Hélène de Montgeroult

Biography

Hélène de Montgeroult, née de Nervo, was born into French nobility in 1764. Despite her brilliant keyboard playing and improvising, her social class did not permit her to be a professional musician. She performed frequently in Parisian salons, working with the violinist Giovanni Battista Viotti and teaching the young pianist Johann Baptist Cramer. In 1784, she married Marquis André Marie Gautier de Montgeroult. Involved with moderate figures of the French Revolution, the couple were traveling with Hugues-Bernard Maret to his diplomatic post in Naples in 1793 when Austrian forces arrested the company and imprisoned them in Mantua. Here the Marquis died. After she returned to France, Montgeroult’s musicianship was deemed “useful” to the Revolution for patriotic celebrations.
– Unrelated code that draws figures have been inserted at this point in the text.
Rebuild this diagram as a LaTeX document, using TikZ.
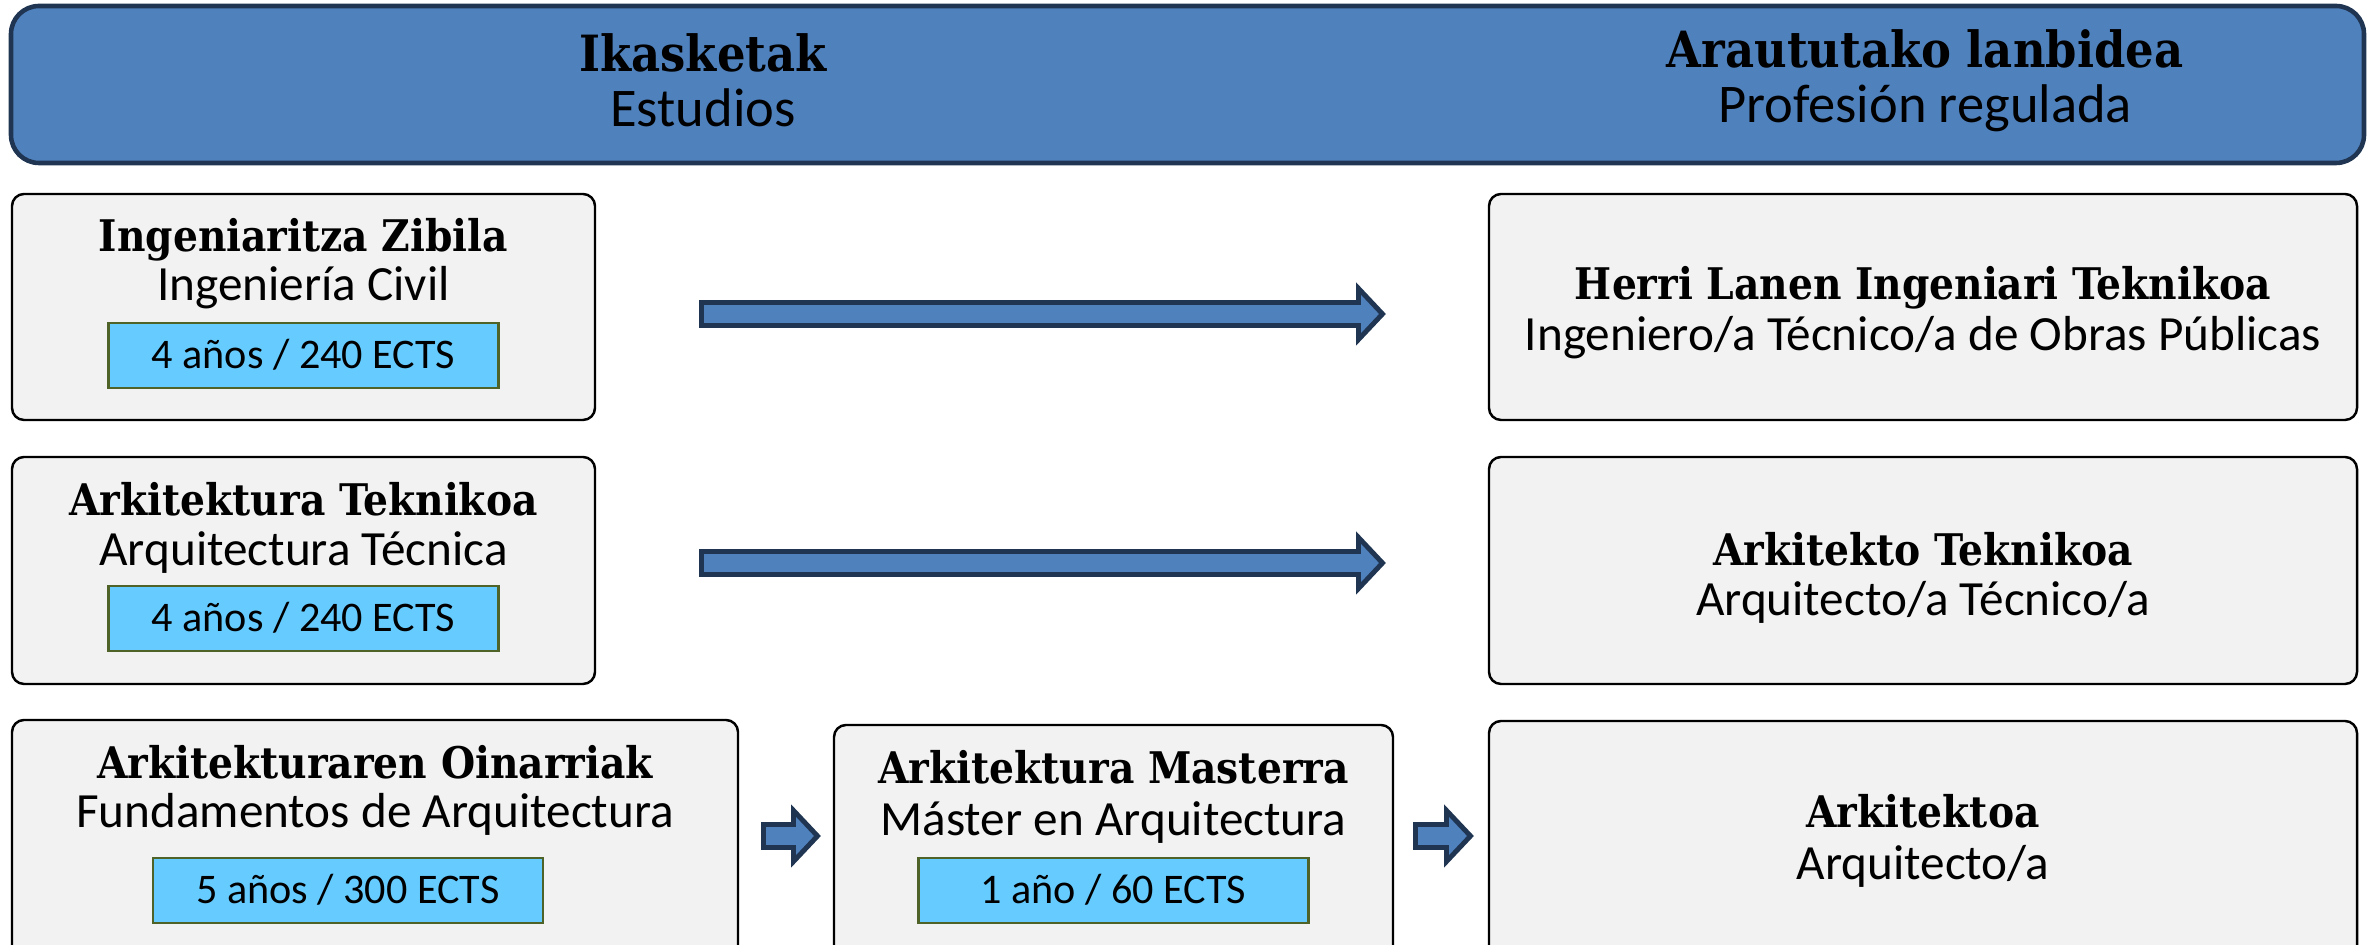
\documentclass[tikz,border=0pt]{standalone}
\usepackage{fontspec}
\setmainfont{Carlito}
\newfontfamily\slab{DejaVu Serif Condensed}
\usetikzlibrary{positioning}
\usetikzlibrary{calc}

\definecolor{steel}{HTML}{4F81BD}
\definecolor{navy}{HTML}{1F3552}
\definecolor{cardgray}{HTML}{F2F2F2}
\definecolor{skyblue}{HTML}{66CCFF}
\definecolor{olivegreen}{HTML}{4F6228}

\tikzset{
  banner/.style={draw=navy, line width=1.3pt, fill=steel, rounded corners=0.28cm},
  card/.style={draw=black, line width=0.7pt, fill=cardgray, rounded corners=0.12cm, inner sep=0pt},
  credits/.style={draw=olivegreen, line width=0.7pt, fill=skyblue, minimum width=3.9cm, minimum height=0.65cm,
    text height=1.5ex, text depth=0pt, font=\fontsize{12}{14}\selectfont},
  title/.style={text height=1.5ex, text depth=0pt, inner sep=0pt, font=\slab\bfseries\fontsize{12.4}{15}\selectfont},
  subtitle/.style={text height=1.5ex, text depth=0pt, inner sep=0pt, font=\fontsize{14}{16}\selectfont},
  bigtitle/.style={text height=1.5ex, text depth=0pt, inner sep=0pt, font=\slab\bfseries\fontsize{14.2}{17}\selectfont},
  bigsubtitle/.style={text height=1.5ex, text depth=0pt, inner sep=0pt, font=\fontsize{15.5}{18}\selectfont},
  blockarrow/.style={draw=navy, line width=1.4pt, fill=steel}
}

% fat arrow from #1 to tip #2
\newcommand{\fatarrow}[2]{%
  \draw[blockarrow] ($#1+(0,0.115)$) -- ($#2+(-0.24,0.115)$) -- ($#2+(-0.24,0.255)$) -- #2
    -- ($#2+(-0.24,-0.255)$) -- ($#2+(-0.24,-0.115)$) -- ($#1+(0,-0.115)$) -- cycle;}

\begin{document}
\begin{tikzpicture}
  \useasboundingbox (0,0) rectangle (23.72,-9.45);
  \clip (0,0) rectangle (23.72,-9.45);

  % header band
  \node[banner, minimum width=23.53cm, minimum height=1.57cm] (band) at (11.875,-0.845) {};
  \node[bigtitle] (studt) at (7.03,-0.59) {Ikasketak};
  \node[bigsubtitle] (studs) at (7.03,-1.14) {Estudios};
  \node[bigtitle] (proft) at (19.25,-0.55) {Araututako lanbidea};
  \node[bigsubtitle] (profs) at (19.25,-1.10) {Profesión regulada};

  % studies
  \node[card, minimum width=5.83cm, minimum height=2.26cm] (zib) at (3.035,-3.07) {};
  \node[title] (zibt) at (3.035,-2.39) {Ingeniaritza Zibila};
  \node[subtitle] (zibs) at (3.035,-2.88) {Ingeniería Civil};
  \node[credits] (zibc) at (3.035,-3.555) {4 años / 240 ECTS};

  \node[card, minimum width=5.83cm, minimum height=2.27cm] (tek) at (3.035,-5.705) {};
  \node[title] (tekt) at (3.035,-5.03) {Arkitektura Teknikoa};
  \node[subtitle] (teks) at (3.035,-5.53) {Arquitectura Técnica};
  \node[credits] (tekc) at (3.035,-6.185) {4 años / 240 ECTS};

  \node[card, minimum width=7.26cm, minimum height=2.6cm] (oin) at (3.75,-8.5) {};
  \node[title] (oint) at (3.75,-7.66) {Arkitekturaren Oinarriak};
  \node[subtitle] (oins) at (3.75,-8.15) {Fundamentos de Arquitectura};
  \node[credits] (oinc) at (3.48,-8.905) {5 años / 300 ECTS};

  \node[card, minimum width=5.59cm, minimum height=2.55cm] (mas) at (11.135,-8.525) {};
  \node[title] (mast) at (11.135,-7.71) {Arkitektura Masterra};
  \node[subtitle] (mass) at (11.135,-8.23) {Máster en Arquitectura};
  \node[credits] (masc) at (11.135,-8.905) {1 año / 60 ECTS};

  % professions
  \node[card, minimum width=8.68cm, minimum height=2.26cm] (hlit) at (19.23,-3.07) {};
  \node[title] (hlitt) at (19.23,-2.87) {Herri Lanen Ingeniari Teknikoa};
  \node[subtitle] (hlits) at (19.23,-3.38) {Ingeniero/a Técnico/a de Obras Públicas};

  \node[card, minimum width=8.68cm, minimum height=2.27cm] (atek) at (19.23,-5.705) {};
  \node[title] (atekt) at (19.23,-5.53) {Arkitekto Teknikoa};
  \node[subtitle] (ateks) at (19.23,-6.03) {Arquitecto/a Técnico/a};

  \node[card, minimum width=8.68cm, minimum height=2.6cm] (arki) at (19.23,-8.51) {};
  \node[title] (arkit) at (19.23,-8.15) {Arkitektoa};
  \node[subtitle] (arkis) at (19.23,-8.67) {Arquitecto/a};

  % arrows
  \coordinate (a1s) at (7.015,-3.14);
  \coordinate (a1e) at (13.825,-3.14);
  \coordinate (a2s) at (7.015,-5.63);
  \coordinate (a2e) at (13.825,-5.63);
  \coordinate (a3s) at (7.635,-8.36);
  \coordinate (a3e) at (8.175,-8.36);
  \coordinate (a4s) at (14.155,-8.36);
  \coordinate (a4e) at (14.705,-8.36);
  \fatarrow{(a1s)}{(a1e)}
  \fatarrow{(a2s)}{(a2e)}
  \fatarrow{(a3s)}{(a3e)}
  \fatarrow{(a4s)}{(a4e)}
\end{tikzpicture}
\end{document}
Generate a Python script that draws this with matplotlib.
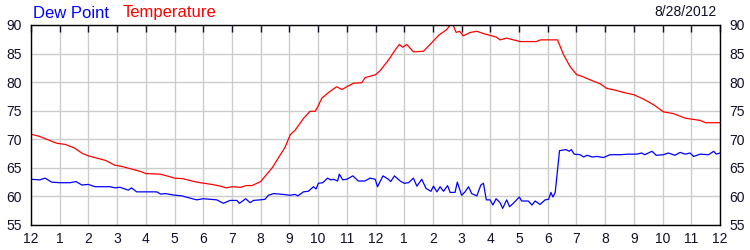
import matplotlib
matplotlib.use("Agg")
import matplotlib.pyplot as plt

# hours since midnight
temp_hours = [0, 0.3, 0.6, 0.9, 1.2, 1.5, 1.8, 2.0, 2.3, 2.6, 2.9, 3.2, 3.5, 3.8, 4.0, 4.5,
              4.8, 5.0, 5.3, 5.6, 5.9, 6.3, 6.6, 6.8, 7.0, 7.3, 7.5, 7.7, 8.0, 8.15, 8.4,
              8.6, 8.85, 9.03, 9.2, 9.5, 9.72, 9.9, 10.0, 10.13, 10.25, 10.42, 10.65, 10.83,
              11.0, 11.23, 11.52, 11.64, 12.0, 12.16, 12.5, 12.68, 12.83, 12.95, 13.09, 13.32,
              13.67, 13.96, 14.2, 14.48, 14.6, 14.7, 14.81, 14.93, 15.06, 15.3, 15.53, 15.76,
              16.2, 16.34, 16.57, 17.04, 17.6, 17.75, 18.34, 18.55, 18.78, 19.01, 19.2, 19.48,
              19.83, 20.06, 20.35, 20.64, 21.0, 21.35, 21.7, 22.03, 22.37, 22.79, 23.31, 23.5, 24.0]
temperature = [70.9, 70.5, 69.9, 69.3, 69.1, 68.5, 67.5, 67.1, 66.7, 66.3, 65.5, 65.2, 64.8, 64.4,
               64.0, 63.9, 63.5, 63.2, 63.1, 62.7, 62.4, 62.1, 61.8, 61.5, 61.7, 61.6, 61.9, 61.9,
               62.6, 63.5, 65.0, 66.6, 68.6, 70.8, 71.6, 73.7, 74.9, 74.9, 75.8, 77.2, 77.7, 78.4,
               79.2, 78.7, 79.2, 79.8, 79.9, 80.8, 81.3, 82.0, 84.2, 85.6, 86.6, 86.1, 86.6, 85.3,
               85.4, 86.9, 88.2, 89.2, 90.0, 90.0, 88.7, 88.9, 88.1, 88.7, 88.9, 88.5, 87.9, 87.4,
               87.7, 87.1, 87.1, 87.4, 87.4, 84.8, 82.7, 81.3, 81.0, 80.4, 79.7, 78.9, 78.6, 78.2,
               77.8, 77.0, 76.0, 74.8, 74.5, 73.7, 73.3, 72.9, 72.9]

dew_hours = [0, 0.31, 0.49, 0.72, 1.01, 1.36, 1.57, 1.77, 2.0, 2.23, 2.75, 2.93, 3.1, 3.39, 3.5,
             3.68, 3.97, 4.38, 4.52, 4.67, 4.96, 5.25, 5.54, 5.77, 6.0, 6.47, 6.7, 6.93, 7.17,
             7.26, 7.48, 7.63, 7.75, 7.98, 8.15, 8.27, 8.45, 8.79, 9.02, 9.2, 9.3, 9.49, 9.66,
             9.84, 9.93, 10.01, 10.16, 10.33, 10.44, 10.54, 10.68, 10.74, 10.86, 11.0, 11.21,
             11.4, 11.63, 11.81, 11.99, 12.07, 12.26, 12.45, 12.53, 12.66, 12.86, 13.0, 13.15,
             13.32, 13.44, 13.61, 13.76, 13.93, 14.02, 14.14, 14.25, 14.37, 14.51, 14.6, 14.77,
             14.85, 15.0, 15.12, 15.24, 15.35, 15.53, 15.67, 15.76, 15.86, 15.99, 16.09, 16.2,
             16.34, 16.43, 16.57, 16.67, 16.8, 17.01, 17.09, 17.32, 17.45, 17.56, 17.73, 17.91,
             18.03, 18.11, 18.18, 18.26, 18.41, 18.63, 18.75, 18.82, 18.92, 19.13, 19.25, 19.37,
             19.55, 19.71, 19.94, 20.17, 20.52, 20.81, 21.1, 21.27, 21.38, 21.63, 21.78, 22.03,
             22.2, 22.43, 22.61, 22.79, 22.96, 23.08, 23.31, 23.6, 23.78, 23.87, 24.0]
dew_point = [63.0, 62.9, 63.2, 62.5, 62.4, 62.4, 62.6, 62.0, 62.1, 61.7, 61.7, 61.5, 61.6, 61.1,
             61.5, 60.8, 60.8, 60.8, 60.4, 60.5, 60.25, 60.1, 59.7, 59.4, 59.6, 59.4, 58.8, 59.3,
             59.3, 58.8, 59.6, 58.9, 59.3, 59.4, 59.5, 60.2, 60.5, 60.35, 60.2, 60.35, 60.1, 60.8,
             60.9, 61.7, 61.3, 62.3, 62.4, 63.2, 62.9, 63.0, 62.7, 63.9, 62.9, 63.0, 63.6, 62.7,
             62.7, 63.2, 63.0, 61.7, 63.6, 63.0, 62.6, 63.6, 62.7, 62.3, 62.4, 63.2, 61.8, 63.0,
             61.4, 60.9, 61.8, 60.8, 61.7, 60.9, 61.9, 60.7, 60.7, 62.5, 60.2, 60.8, 61.7, 60.5,
             60.1, 62.0, 62.3, 59.4, 59.4, 58.5, 59.6, 58.9, 57.9, 59.4, 58.2, 58.8, 59.9, 59.2,
             59.2, 58.5, 59.2, 58.6, 59.4, 59.5, 60.7, 59.9, 60.7, 68.0, 68.2, 67.9, 68.2, 67.4,
             67.3, 66.9, 67.2, 66.9, 67.0, 66.8, 67.3, 67.3, 67.4, 67.4, 67.6, 67.3, 67.9, 67.2,
             67.3, 67.6, 67.2, 67.7, 67.4, 67.6, 67.0, 67.4, 67.3, 67.9, 67.4, 67.6]

hour_labels = ["12", "1", "2", "3", "4", "5", "6", "7", "8", "9", "10", "11",
               "12", "1", "2", "3", "4", "5", "6", "7", "8", "9", "10", "11", "12"]
date_text = "8/28/2012"

plt.rcParams['font.family'] = ['Liberation Sans', 'DejaVu Sans']
label_col = '#101028'

fig = plt.figure(figsize=(7.5, 2.5), dpi=100)
ax = fig.add_axes([31 / 750, 0.1, 689 / 750, 0.8])

ax.plot(temp_hours, temperature, color='#ff0000', lw=0.9)
ax.plot(dew_hours, dew_point, color='#0000ff', lw=0.9)

ax.set_xlim(0, 24)
ax.set_ylim(55, 90)
ax.set_xticks(range(25))
ax.set_xticklabels(hour_labels)
ax.set_yticks(range(55, 91, 5))
ax.grid(True, color='#cccccc', lw=1.0)
ax.set_axisbelow(True)

for s in ax.spines.values():
    s.set_color('black')
    s.set_linewidth(1.0)

ax.tick_params(axis='x', which='both', top=True, bottom=False, direction='in',
               length=5, width=1, labelsize=10, colors=label_col, pad=5)
ax.tick_params(axis='y', left=False, right=False, labelleft=True, labelright=True,
               labelsize=10, colors=label_col, pad=3)

fig.text(33 / 750, 1 - 13 / 250, "Dew Point", color='#0000ff', fontsize=12, va='center', ha='left')
fig.text(123 / 750, 1 - 13 / 250, "Temperature", color='#ff0000', fontsize=12, va='center', ha='left')
fig.text(717 / 750, 1 - 12 / 250, date_text, color=label_col, fontsize=10, va='center', ha='right')

fig.savefig("out.png", dpi=100)
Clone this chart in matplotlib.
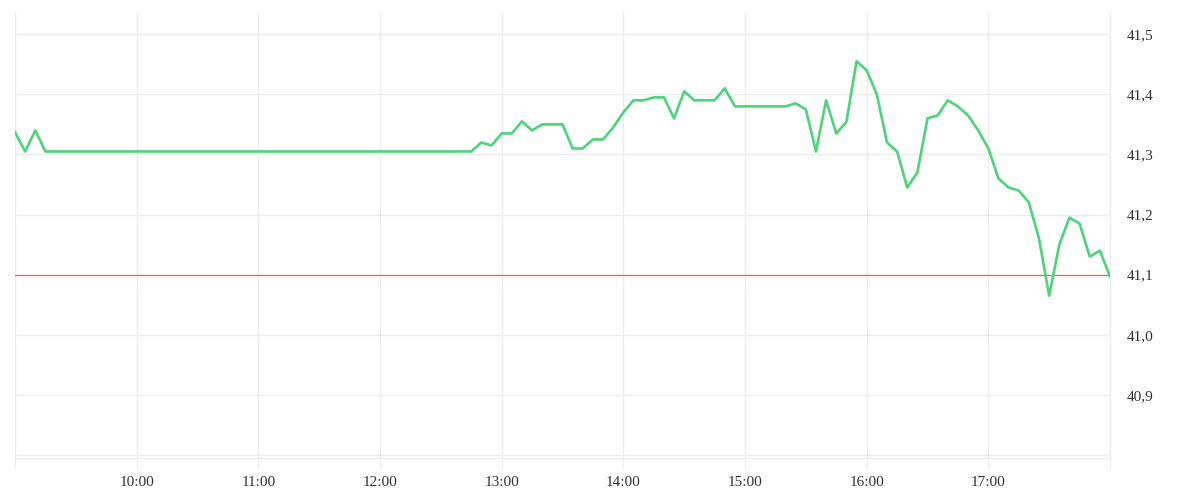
from matplotlib import pyplot as plt
import matplotlib.dates as mdates
from matplotlib.ticker import FuncFormatter
import pandas as pd

# 5-minute quotes, 09:00 .. 18:00
times = pd.date_range('2024-01-01 09:00', '2024-01-01 18:00', freq='5min')
prices = ([41.337, 41.305, 41.34] + [41.305] * 43 +
          [41.32, 41.315, 41.335, 41.335, 41.355, 41.34, 41.35, 41.35, 41.35,
           41.31, 41.31, 41.325, 41.325, 41.345,
           41.37, 41.39, 41.39, 41.395, 41.395, 41.36, 41.405, 41.39, 41.39,
           41.39, 41.41, 41.38,
           41.38, 41.38, 41.38, 41.38, 41.38, 41.385, 41.375, 41.305, 41.39,
           41.335, 41.354, 41.455,
           41.44, 41.40, 41.32, 41.305, 41.245, 41.27, 41.36, 41.365, 41.39,
           41.38, 41.365, 41.34,
           41.31, 41.26, 41.245, 41.24, 41.22, 41.16, 41.065, 41.15, 41.195,
           41.185, 41.13, 41.14,
           41.097])
prev_close = 41.1
y_ticks = [40.8, 40.9, 41.0, 41.1, 41.2, 41.3, 41.4, 41.5]
hour_ticks = pd.date_range('2024-01-01 09:00', '2024-01-01 18:00', freq='1h')

grid_c = '#ececec'
text_c = '#333333'

fig = plt.figure(figsize=(12, 5), dpi=100)
ax = fig.add_axes([15/1200, 1 - 458/500, 1095/1200, 446/500])

ax.plot(times, prices, color='#4cd47a', lw=1.9, zorder=3)
ax.axhline(prev_close, color='#f25c6a', lw=0.9, zorder=2)

ax.set_xlim(times[0], times[-1])
ax.set_ylim(40.795, 41.537)

ax.set_xticks(hour_ticks)
ax.xaxis.set_major_formatter(FuncFormatter(
    lambda v, p: '' if p in (0, len(hour_ticks) - 1) else mdates.num2date(v).strftime('%H:%M')))
ax.set_yticks(y_ticks)
ax.yaxis.set_major_formatter(FuncFormatter(
    lambda v, p: '' if v < 40.85 else f'{v:.1f}'.replace('.', ',')))
ax.yaxis.tick_right()

ax.grid(True, color=grid_c, lw=1)
ax.set_axisbelow(True)
for s in ['top', 'left']:
    ax.spines[s].set_visible(False)
for s in ['bottom', 'right']:
    ax.spines[s].set_color(grid_c)

ax.tick_params(axis='x', length=7, color=grid_c, pad=6, labelsize=11,
               labelcolor=text_c)
ax.tick_params(axis='y', length=0, pad=12, labelsize=11, labelcolor=text_c)
for lab in ax.get_xticklabels() + ax.get_yticklabels():
    lab.set_fontfamily('Liberation Serif')

fig.savefig('out.png', dpi=100)
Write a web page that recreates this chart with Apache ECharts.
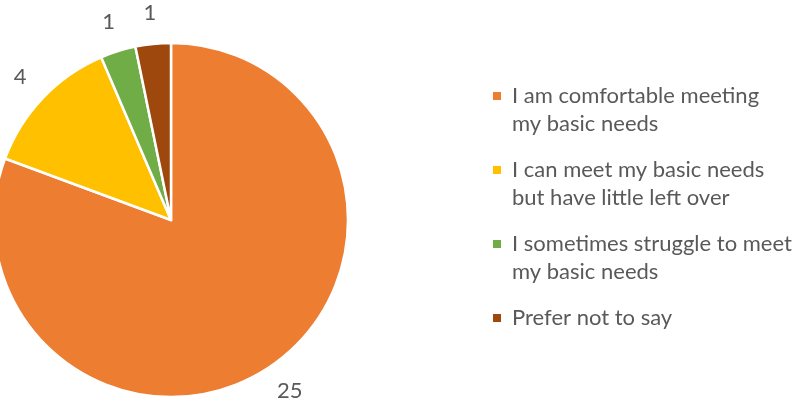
<!DOCTYPE html>
<html>
<head>
<meta charset="utf-8">
<style>
  html, body { margin: 0; padding: 0; background: #ffffff; }
  #chart { width: 802px; height: 407px; }
</style>
<script src="https://cdn.jsdelivr.net/npm/echarts@6/dist/echarts.min.js"></script>
</head>
<body>
<div id="chart"></div>
<script>
// Survey responses: ability to meet basic needs
const categories = [
  'I am comfortable meeting\nmy basic needs',
  'I can meet my basic needs\nbut have little left over',
  'I sometimes struggle to meet\nmy basic needs',
  'Prefer not to say'
];
const counts = [25, 4, 1, 1];
const colors = ['#ED7D31', '#FFC000', '#70AD47', '#9E480E'];

const textColor = '#595959';
const fontFamily = 'Lato, "Noto Sans", sans-serif';

// Legend markers: square sits beside the first line of two-line names
const iconTwoLine = 'path://M0,0H8V8H0ZM0,36L14,36';
const iconOneLine = 'path://M0,0H8V8H0ZM14,8L14,8';

const pieData = categories.map((name, i) => ({
  name: name,
  value: counts[i],
  itemStyle: { color: colors[i] }
}));

const chart = echarts.init(document.getElementById('chart'), null, { renderer: 'canvas' });

chart.setOption({
  animation: false,
  backgroundColor: '#ffffff',
  legend: {
    orient: 'vertical',
    left: 493,
    top: 82,
    padding: 0,
    itemWidth: 14,
    itemHeight: 36,
    itemGap: 18,
    symbolKeepAspect: true,
    selectedMode: false,
    itemStyle: { borderWidth: 0 },
    textStyle: {
      color: textColor,
      fontFamily: fontFamily,
      fontSize: 22,
      lineHeight: 28
    },
    data: categories.map(name => ({
      name: name,
      icon: name.indexOf('\n') >= 0 ? iconTwoLine : iconOneLine
    }))
  },
  series: [
    {
      name: 'Responses',
      type: 'pie',
      center: [171, 220],
      radius: [0, 177],
      startAngle: 90,
      clockwise: true,
      silent: true,
      itemStyle: { borderColor: '#ffffff', borderWidth: 2.5 },
      label: { show: false },
      labelLine: { show: false },
      data: pieData
    },
    {
      // transparent ring that carries the value labels just outside the pie
      name: 'Values',
      type: 'pie',
      center: [171, 220],
      radius: [196, 214],
      startAngle: 90,
      clockwise: true,
      silent: true,
      itemStyle: { color: 'rgba(0,0,0,0)', borderWidth: 0 },
      label: {
        show: true,
        position: 'inside',
        formatter: '{c}',
        color: textColor,
        fontFamily: fontFamily,
        fontSize: 22
      },
      labelLine: { show: false },
      data: categories.map((name, i) => ({ name: name, value: counts[i] }))
    }
  ]
});
</script>
</body>
</html>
The story (maybe apocryphal, maybe not) goes that when brought before the Revolutionary Tribunal, she improvised such impressive variations on the Marseillaise that she was spared the guillotine. In 1795, Montgeroult became the first female piano professor at the Paris Conservatoire and published her first compositions. She created a piano method, Cours complet pour l'enseignement du fortpiano comprenant 114 études, her music’s engaging language sometimes foreshadowing that of Chopin. She died in 1836.